The cacao industry started in Vietnam ten years ago when cacao seeds were planted through a public private partnership led by non-profit ACDI-VOCA and partners including USAID, USDA and Mars Inc. The initiative was based on previous successful programs in Indonesia and the Philippines focused on creating a sustainable cocoa industry. 

So far, the project has added value for Vietnamese farmers as mentioned in a recent article in NPR highlighting Vietnam’s burgeoning cacao industry. According to T.J. Ryan, Managing Director at ACDI-VOCA, "Cocoa produces roughly three years after planting and, in Vietnam, is promoted as a complement to existing crops. Once the cocoa begins producing, the average farmer has harvested more than half a ton of cocoa, which provides approximately $1,000 in additional income for the family." There are plans to increase the cacao yield by 50% next year.

Another local beneficiary has been Marou, an artisan chocolate maker in Vietnam, co-founded three years ago by two French expats, Samuel Maruta and Vincent Mourou. The chocolate bars have found a dedicated following abroad and sold in places like the American organic and natural grocery chain Whole Foods and the British luxury department store Harvey Nichols.
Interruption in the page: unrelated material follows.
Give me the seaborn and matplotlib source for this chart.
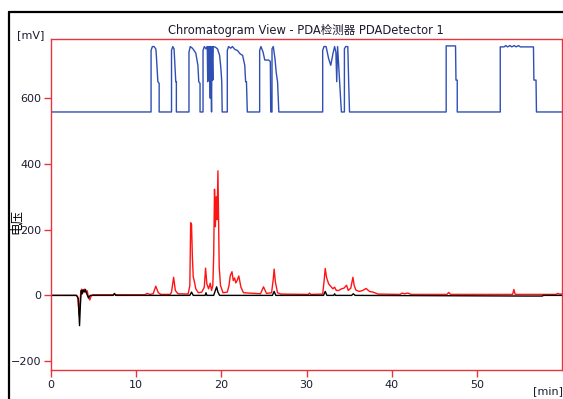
import matplotlib
matplotlib.use("Agg")
import matplotlib.pyplot as plt
from matplotlib.lines import Line2D
import seaborn as sns

# --- data: detector traces as (time [min], signal [mV]) vertices ---
blue_t = [0, 11.75, 11.75, 11.9, 12.1, 12.3, 12.35, 12.55, 12.7, 12.7,
          14.15, 14.15, 14.3, 14.45, 14.55, 14.65, 14.72, 14.72,
          16.2, 16.2, 16.35, 16.6, 16.8, 17.0, 17.25, 17.35, 17.5, 17.5,
          17.85, 17.85, 18.0, 18.2, 18.35, 18.4, 18.45, 18.55, 18.6, 18.7, 18.75,
          18.85, 18.9, 19.0, 19.05, 19.3, 19.55, 19.8, 19.95, 20.05, 20.1,
          20.7, 20.7, 20.85, 21.1, 21.3, 21.6, 21.9, 22.2, 22.5, 22.75, 22.85, 22.95, 23.05,
          24.5, 24.5, 24.65, 24.9, 25.1, 25.55, 25.75, 25.8,
          25.95, 25.95, 26.1, 26.3, 26.45, 26.6, 26.75,
          31.9, 31.9, 32.05, 32.3, 32.6, 32.85, 33.1, 33.3, 33.45, 33.55, 33.65, 33.8, 34.0, 34.1,
          34.45, 34.45, 34.6, 34.85, 34.95, 35.05,
          46.4, 46.4, 47.5, 47.55, 47.7, 47.7,
          52.75, 52.75, 53.2, 53.4, 53.6, 53.9, 54.1, 54.4, 54.6, 54.9, 55.1, 56.65, 56.7, 56.95, 57.0, 60]
blue_v = [558, 558, 745, 757, 757, 750, 738, 650, 645, 558,
          558, 745, 757, 750, 700, 650, 650, 558,
          558, 740, 757, 752, 745, 737, 700, 650, 645, 558,
          558, 745, 757, 750, 757, 650, 757, 655, 757, 600, 757,
          558, 757, 655, 757, 755, 750, 730, 690, 650, 558,
          558, 745, 757, 752, 757, 748, 745, 735, 730, 700, 650, 650, 558,
          558, 745, 757, 740, 716, 716, 712, 558,
          558, 750, 757, 720, 677, 650, 558,
          558, 745, 757, 757, 720, 700, 735, 757, 740, 650, 757, 690, 600, 558,
          558, 750, 757, 757, 650, 558,
          558, 759, 759, 655, 655, 558,
          558, 756, 756, 760, 756, 760, 756, 760, 756, 760, 756, 756, 655, 655, 558, 558]

red_t = [0, 3.0, 3.15, 3.3, 3.4, 3.5, 3.6, 3.7, 3.8, 3.95, 4.1, 4.25, 4.4, 4.55, 4.7, 4.9,
         7.2, 7.45, 7.7, 11.0, 11.3, 11.6, 12.0, 12.3, 12.6, 12.9,
         14.0, 14.15, 14.4, 14.6, 14.9, 16.1, 16.3, 16.4, 16.5, 16.6, 16.7, 16.85, 17.0, 17.3,
         17.7, 18.0, 18.15, 18.3, 18.5, 18.7, 18.85, 19.0, 19.1, 19.2, 19.3, 19.4, 19.5, 19.6,
         19.75, 19.9, 20.2, 20.7, 20.9, 21.05, 21.25, 21.4, 21.55, 21.7, 21.85, 22.05, 22.3, 22.6,
         24.6, 24.95, 25.3, 25.9, 26.1, 26.2, 26.35, 26.6, 27.0, 30.2, 30.35, 30.5,
         31.9, 32.05, 32.2, 32.35, 32.6, 32.9, 33.1, 33.3, 33.5, 33.8, 34.1, 34.4, 34.7, 34.9,
         35.2, 35.45, 35.6, 35.8, 36.2, 36.6, 37.0, 37.4, 37.8, 38.4,
         41.0, 41.2, 41.5, 41.9, 42.3, 46.5, 46.7, 46.9, 54.2, 54.35, 54.5, 59.3, 59.5, 59.7, 60]
red_v = [0, 0, -5, -60, -20, 10, 19, 5, 16, 19, 8, 14, -5, -14, -3, 2,
         2, 3, 2, 2, 6, 3, 5, 28, 8, 3,
         3, 10, 55, 15, 5, 4, 30, 221, 215, 118, 57, 40, 20, 8,
         10, 25, 83, 35, 20, 37, 15, 30, 120, 323, 209, 300, 230, 379,
         87, 30, 8, 10, 30, 60, 72, 45, 53, 38, 45, 59, 25, 8,
         5, 26, 6, 8, 50, 80, 40, 8, 4, 3, 7, 3,
         4, 40, 82, 55, 35, 26, 20, 25, 15, 15, 20, 22, 31, 15,
         22, 55, 30, 16, 12, 15, 21, 12, 10, 4,
         3, 7, 5, 7, 3, 3, 9, 3, 3, 18, 3, 3, 6, 4, 4]

black_t = [0, 3.0, 3.2, 3.35, 3.45, 3.55, 3.65, 3.75, 3.9, 4.05, 4.2, 4.4, 4.6,
           7.3, 7.45, 7.6, 16.3, 16.5, 16.7, 18.1, 18.2, 18.3, 19.1, 19.3, 19.45, 19.6, 19.8,
           26.0, 26.2, 26.4, 32.0, 32.2, 32.4, 33.2, 33.3, 33.4, 35.3, 35.5, 35.7,
           55.9, 57.7, 57.8, 60]
black_v = [0, 0, -10, -92, -30, 15, 5, 17, 10, 18, 5, -8, 0,
           0, 6, 0, 0, 10, 0, 0, 8, 0, 0, 15, 26, 10, 0,
           0, 12, 0, 0, 12, 0, 0, 5, 0, 0, 5, 0,
           -2, -2, 0, 0]

x_ticks = [0, 10, 20, 30, 40, 50]
y_ticks = [-200, 0, 200, 400, 600]

title = "Chromatogram View - PDA检测器 PDADetector 1"
y_label = "电压"

# --- styling ---
sns.set_style("white")
fonts = ["DejaVu Sans", "Noto Sans CJK SC"]
plt.rcParams["font.family"] = fonts

frame_red = "#e8343c"
text_col = "#1c1c30"

fig = plt.figure(figsize=(5.63, 3.99), dpi=100)
ax = fig.add_axes([51 / 563, 1 - 370 / 399, (562 - 51) / 563, (370 - 39) / 399])

sns.lineplot(x=blue_t, y=blue_v, sort=False, estimator=None, color="#2f4fb5", linewidth=1.0, ax=ax)
sns.lineplot(x=red_t, y=red_v, sort=False, estimator=None, color="#ff1414", linewidth=1.0, ax=ax)
sns.lineplot(x=black_t, y=black_v, sort=False, estimator=None, color="black", linewidth=1.0, ax=ax)

ax.set_xlim(0, 60)
ax.set_ylim(-227, 780)
ax.set_xticks(x_ticks)
ax.set_yticks(y_ticks)
ax.tick_params(axis="both", direction="out", length=5, width=1, color=frame_red,
               labelsize=8, labelcolor=text_col, pad=2, bottom=True, left=True)
for sp in ax.spines.values():
    sp.set_color(frame_red)
    sp.set_linewidth(1.0)
ax.set_xlabel("")
ax.set_ylabel("")

fig.text(306 / 563, 1 - 30 / 399, title, ha="center", va="center", fontsize=8.3, color=text_col)
fig.text(31 / 563, 1 - 35 / 399, "[mV]", ha="center", va="center", fontsize=8, color=text_col)
fig.text(548 / 563, 1 - 391 / 399, "[min]", ha="center", va="center", fontsize=8, color=text_col)
fig.text(16 / 563, 1 - 222 / 399, y_label, ha="center", va="center", rotation=90,
         fontsize=9, color="black", family=["Noto Sans CJK SC", "DejaVu Sans"])

# outer window frame
fig.add_artist(Line2D([9 / 563, 9 / 563], [0, 1 - 12 / 399], color="black", linewidth=1.6,
                      transform=fig.transFigure))
fig.add_artist(Line2D([9 / 563, 1], [1 - 12 / 399, 1 - 12 / 399], color="black", linewidth=1.6,
                      transform=fig.transFigure))

fig.savefig("out.png", dpi=100)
Maruta and Mourou heard about the burgeoning cacao industry in the Mekong Delta and were pleased to find that its beans offer a distinctive taste. Cacao becomes cocoa once the beans have been cleaned, roasted and processed. Marou’s relationship with local farmers, who are paid above fair trade prices, has also led to collaboration with well-known Belgian chocolatier, Pierre Marcolini. Marcolini is known for using creative ingredients like sandalwood and pepper in his chocolate and Marou hand-selects Vietnamese cacao beans for his single origin caraques or chocolate squares.

It’s only fitting that Marou has been founded by French expats as French colonists actually planted cacao crops back in the 19th century, however it was abandoned by farmers in favor of more profitable crops such as coffee, cashews and pepper.

Chocolate has not yet gained widespread popularity in Asia. In Vietnam, consumers stick with basics like Oreos or Kit Kat and in China, the taste for chocolate is slowly growing, accounts for 2% of total food purchases. This will make it challenging for cacao farmers to meet global demand and a deficit is expected in the next 5 years according to Michael Segal from the International Cocoa Organization told NPR. Cocoa futures have increased 25-30% this year and are already at a 2.5 year high.

Perhaps Vietnam’s nascent cacao industry can sweeten the gap.